## INFORMATION PROVIDED
-=-=-=-=-

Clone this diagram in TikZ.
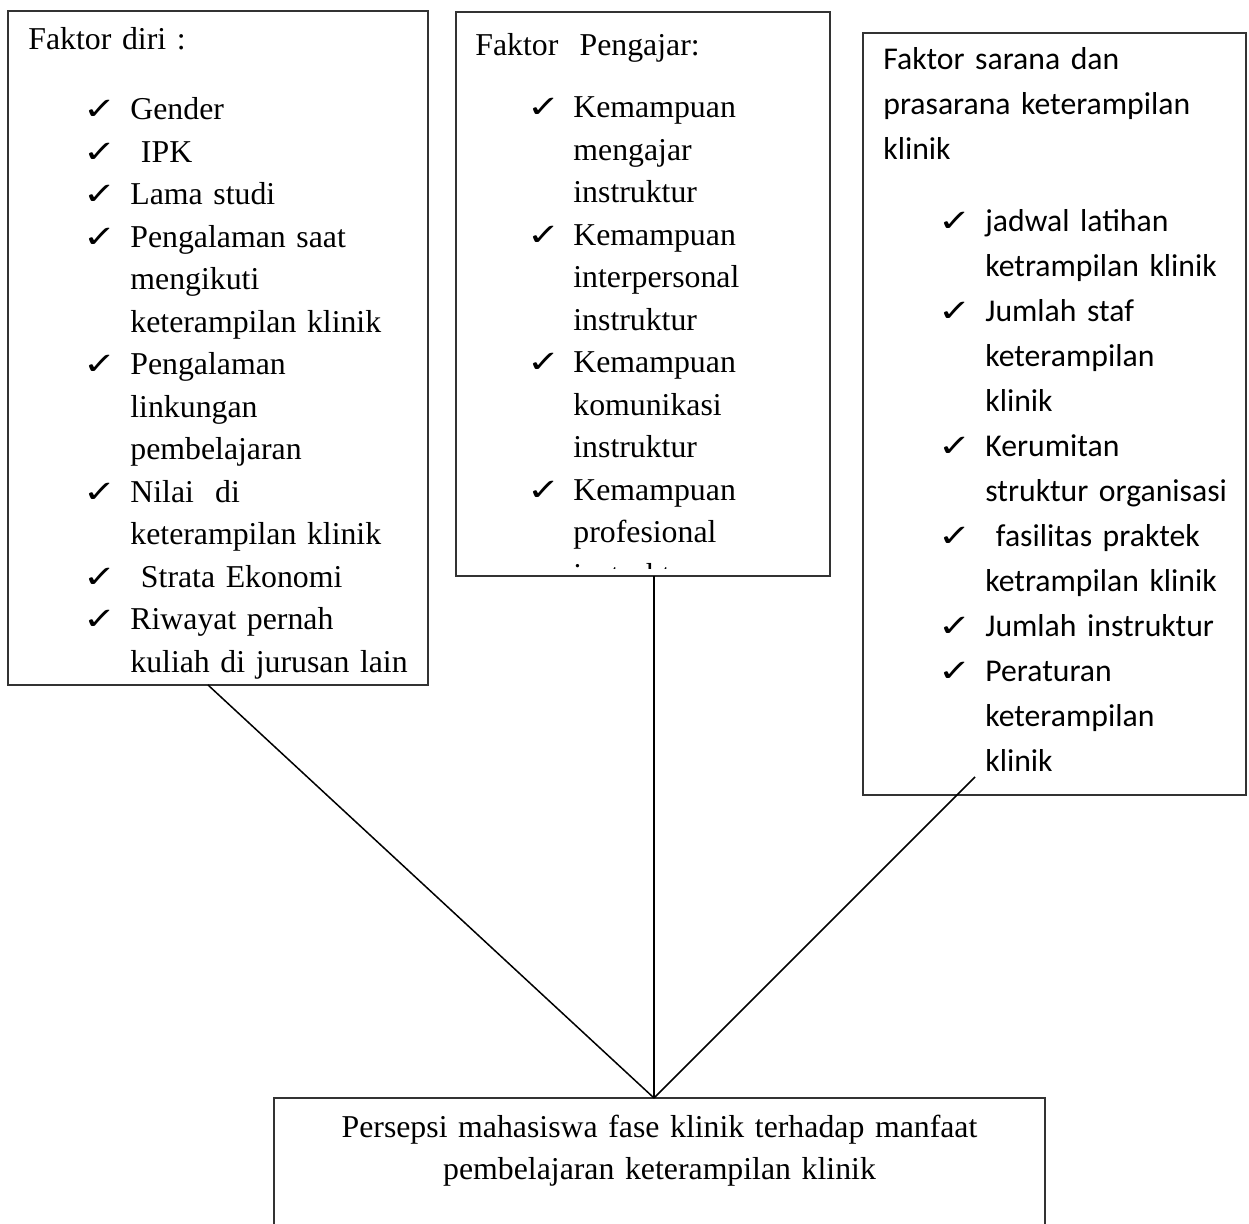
\documentclass[tikz,border=0pt]{standalone}
\usepackage{fontspec}
\setmainfont{Liberation Serif}
\newfontfamily\calfont{Carlito}
\newfontfamily\chkfont{DejaVu Sans}
\usetikzlibrary{calc}

\newlength{\chkin}
\newlength{\txtin}
\newcommand{\chk}{\scalebox{1.1}[0.85]{\chkfont\fontsize{18}{18}\selectfont ✓}}
\newcommand{\itm}[1]{\hspace*{\chkin}\makebox[\dimexpr\txtin-\chkin\relax][l]{\chk}#1}
\newcommand{\cnt}[1]{\hspace*{\txtin}#1}

\begin{document}
\begin{tikzpicture}[x=0.5pt,y=-0.5pt,
  fbox/.style={draw=black!80,line width=1pt,inner sep=0pt,outer sep=0pt,anchor=north west},
  txt/.style={inner sep=0pt,anchor=base west,align=left,text width=230pt,
    font=\fontsize{15.9}{21.25}\selectfont},
  caltxt/.style={txt,font=\calfont\fontsize{15.85}{22.5}\selectfont},
  link/.style={line width=0.75pt}]
\useasboundingbox (0,0) rectangle (1249,1224);

\node[fbox,minimum width=210pt,minimum height=337pt] (diri) at (8,11) {};
\node[fbox,minimum width=187pt,minimum height=282pt] (pengajar) at (456,12) {};
\node[fbox,minimum width=191.5pt,minimum height=381pt] (sarana) at (863,33) {};
\node[fbox,minimum width=385.5pt,minimum height=81pt] (persepsi) at (274,1098) {};

\node[txt] (diritxt) at ($(diri.north west)+(20,39)$) {%
\setlength{\chkin}{27.5pt}\setlength{\txtin}{51pt}%
Faktor diri :\\[13.75pt]
\itm{Gender}\\
\itm{\ IPK}\\
\itm{Lama studi}\\
\itm{Pengalaman saat}\\
\cnt{mengikuti}\\
\cnt{keterampilan klinik}\\
\itm{Pengalaman}\\
\cnt{linkungan}\\
\cnt{pembelajaran}\\
\itm{Nilai\ \ di}\\
\cnt{keterampilan klinik}\\
\itm{\ Strata Ekonomi}\\
\itm{Riwayat pernah}\\
\cnt{kuliah di jurusan lain}};

\begin{scope}
\clip (pengajar.north west) rectangle ($(pengajar.south east)+(0,-7)$);
\node[txt] (pengajartxt) at ($(pengajar.north west)+(19,44)$) {%
\setlength{\chkin}{26pt}\setlength{\txtin}{49pt}%
Faktor\ \ Pengajar:\\[9.75pt]
\itm{Kemampuan}\\
\cnt{mengajar}\\
\cnt{instruktur}\\
\itm{Kemampuan}\\
\cnt{interpersonal}\\
\cnt{instruktur}\\
\itm{Kemampuan}\\
\cnt{komunikasi}\\
\cnt{instruktur}\\
\itm{Kemampuan}\\
\cnt{profesional}\\
\cnt{instruktur}};
\end{scope}

\node[caltxt] (saranatxt) at ($(sarana.north west)+(20,37)$) {%
\setlength{\chkin}{27.5pt}\setlength{\txtin}{51pt}%
Faktor sarana dan\\
prasarana keterampilan\\
klinik\\[13.5pt]
\itm{jadwal latihan}\\
\cnt{ketrampilan klinik}\\
\itm{Jumlah staf}\\
\cnt{keterampilan}\\
\cnt{klinik}\\
\itm{Kerumitan}\\
\cnt{struktur organisasi}\\
\itm{\ fasilitas praktek}\\
\cnt{ketrampilan klinik}\\
\itm{Jumlah instruktur}\\
\itm{Peraturan}\\
\cnt{keterampilan}\\
\cnt{klinik}};

\node[txt,anchor=base,align=center,text width=380pt] (persepsitxt) at ($(persepsi.north)+(0,39)$) {%
Persepsi mahasiswa fase klinik terhadap manfaat\\
pembelajaran keterampilan klinik};

\coordinate (meet) at ($(persepsi.north)+(-5.5,0)$);
\draw[link] ($(diri.south)+(-10,0)$) -- (meet);
\draw[link] (pengajar.south -| meet) -- (meet);
\draw[link] (meet) -- ($(sarana.south)+(-79.5,-18)$);
\end{tikzpicture}
\end{document}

-=-=-=-=-

Give the data above again in full and unchanged, skipping the pictures.

Clone this diagram in TikZ.
\documentclass[tikz,border=0pt]{standalone}
\usepackage{fontspec}
\setmainfont{Liberation Serif}
\newfontfamily\calfont{Carlito}
\newfontfamily\chkfont{DejaVu Sans}
\usetikzlibrary{calc}

\newlength{\chkin}
\newlength{\txtin}
\newcommand{\chk}{\scalebox{1.1}[0.85]{\chkfont\fontsize{18}{18}\selectfont ✓}}
\newcommand{\itm}[1]{\hspace*{\chkin}\makebox[\dimexpr\txtin-\chkin\relax][l]{\chk}#1}
\newcommand{\cnt}[1]{\hspace*{\txtin}#1}

\begin{document}
\begin{tikzpicture}[x=0.5pt,y=-0.5pt,
  fbox/.style={draw=black!80,line width=1pt,inner sep=0pt,outer sep=0pt,anchor=north west},
  txt/.style={inner sep=0pt,anchor=base west,align=left,text width=230pt,
    font=\fontsize{15.9}{21.25}\selectfont},
  caltxt/.style={txt,font=\calfont\fontsize{15.85}{22.5}\selectfont},
  link/.style={line width=0.75pt}]
\useasboundingbox (0,0) rectangle (1249,1224);

\node[fbox,minimum width=210pt,minimum height=337pt] (diri) at (8,11) {};
\node[fbox,minimum width=187pt,minimum height=282pt] (pengajar) at (456,12) {};
\node[fbox,minimum width=191.5pt,minimum height=381pt] (sarana) at (863,33) {};
\node[fbox,minimum width=385.5pt,minimum height=81pt] (persepsi) at (274,1098) {};

\node[txt] (diritxt) at ($(diri.north west)+(20,39)$) {%
\setlength{\chkin}{27.5pt}\setlength{\txtin}{51pt}%
Faktor diri :\\[13.75pt]
\itm{Gender}\\
\itm{\ IPK}\\
\itm{Lama studi}\\
\itm{Pengalaman saat}\\
\cnt{mengikuti}\\
\cnt{keterampilan klinik}\\
\itm{Pengalaman}\\
\cnt{linkungan}\\
\cnt{pembelajaran}\\
\itm{Nilai\ \ di}\\
\cnt{keterampilan klinik}\\
\itm{\ Strata Ekonomi}\\
\itm{Riwayat pernah}\\
\cnt{kuliah di jurusan lain}};

\begin{scope}
\clip (pengajar.north west) rectangle ($(pengajar.south east)+(0,-7)$);
\node[txt] (pengajartxt) at ($(pengajar.north west)+(19,44)$) {%
\setlength{\chkin}{26pt}\setlength{\txtin}{49pt}%
Faktor\ \ Pengajar:\\[9.75pt]
\itm{Kemampuan}\\
\cnt{mengajar}\\
\cnt{instruktur}\\
\itm{Kemampuan}\\
\cnt{interpersonal}\\
\cnt{instruktur}\\
\itm{Kemampuan}\\
\cnt{komunikasi}\\
\cnt{instruktur}\\
\itm{Kemampuan}\\
\cnt{profesional}\\
\cnt{instruktur}};
\end{scope}

\node[caltxt] (saranatxt) at ($(sarana.north west)+(20,37)$) {%
\setlength{\chkin}{27.5pt}\setlength{\txtin}{51pt}%
Faktor sarana dan\\
prasarana keterampilan\\
klinik\\[13.5pt]
\itm{jadwal latihan}\\
\cnt{ketrampilan klinik}\\
\itm{Jumlah staf}\\
\cnt{keterampilan}\\
\cnt{klinik}\\
\itm{Kerumitan}\\
\cnt{struktur organisasi}\\
\itm{\ fasilitas praktek}\\
\cnt{ketrampilan klinik}\\
\itm{Jumlah instruktur}\\
\itm{Peraturan}\\
\cnt{keterampilan}\\
\cnt{klinik}};

\node[txt,anchor=base,align=center,text width=380pt] (persepsitxt) at ($(persepsi.north)+(0,39)$) {%
Persepsi mahasiswa fase klinik terhadap manfaat\\
pembelajaran keterampilan klinik};

\coordinate (meet) at ($(persepsi.north)+(-5.5,0)$);
\draw[link] ($(diri.south)+(-10,0)$) -- (meet);
\draw[link] (pengajar.south -| meet) -- (meet);
\draw[link] (meet) -- ($(sarana.south)+(-79.5,-18)$);
\end{tikzpicture}
\end{document}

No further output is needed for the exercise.